Ma non basta nemmeno un’esperienza drammatica come questa per ricondurre a scoprire la propria creaturalità e finitezza, e quindi il nostro dipendere da un Altro – con la A maiuscola – a cui dobbiamo il nostro essere e in relazione con il quale abbiamo la possibilità di dare compimento alla nostra vita e di raggiungere la pienezza del nostro essere. Per riscoprire questa dimensione profondamente religiosa e cristiana c’è bisogno di testimoni, di persone che nella loro vita mostrano il senso del debito e della gratitudine di fronte a Dio e il desiderio vivo di ricambiarlo, trovando in tale ricambio gioia e compimento al proprio cammino.
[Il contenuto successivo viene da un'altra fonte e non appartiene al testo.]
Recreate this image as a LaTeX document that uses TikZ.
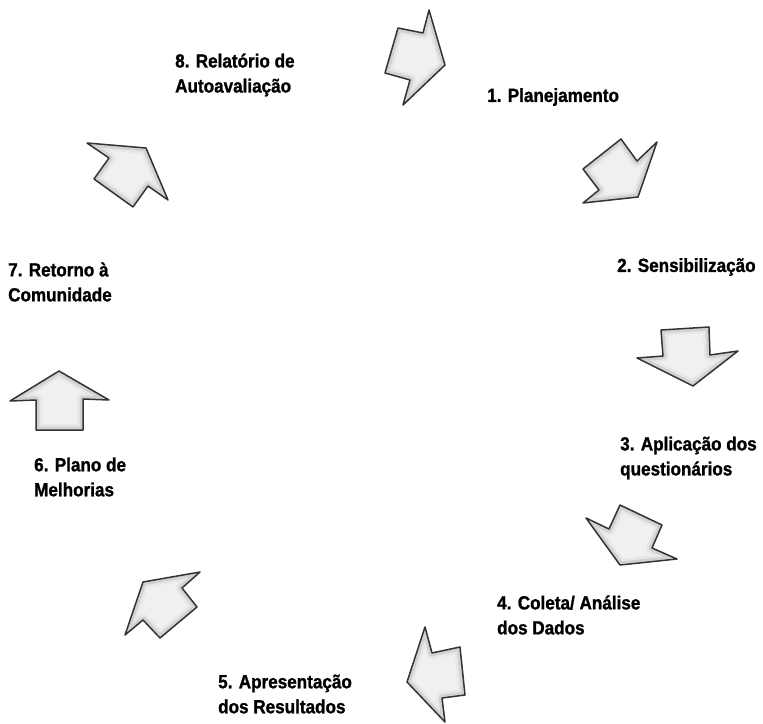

Voi religiose e religiosi, prima e meglio di noi tutti ministri e battezzati, avete la possibilità di rendere una tale testimonianza, che la vita è un dono e che vale la pena spenderla per amore di Dio e dei fratelli, perché una vita spesa così non ha nulla da invidiare a quelle di chi si illude di realizzare chissà quale riuscita. Solo che bisogna crederci, dobbiamo crederci noi per primi, che vale la pena vivere così. Dove ‘vivere così’ non è un affastellamento di servizi vari o di pratiche devozionali, ma un modo di essere illuminato e riscaldato da una fiamma di fede e di amore che conferisce autenticità a una vita vera. E Gesù è venuto ed è stato presentato al tempio per abbracciare lui per primo una vita vera e renderla possibile a noi.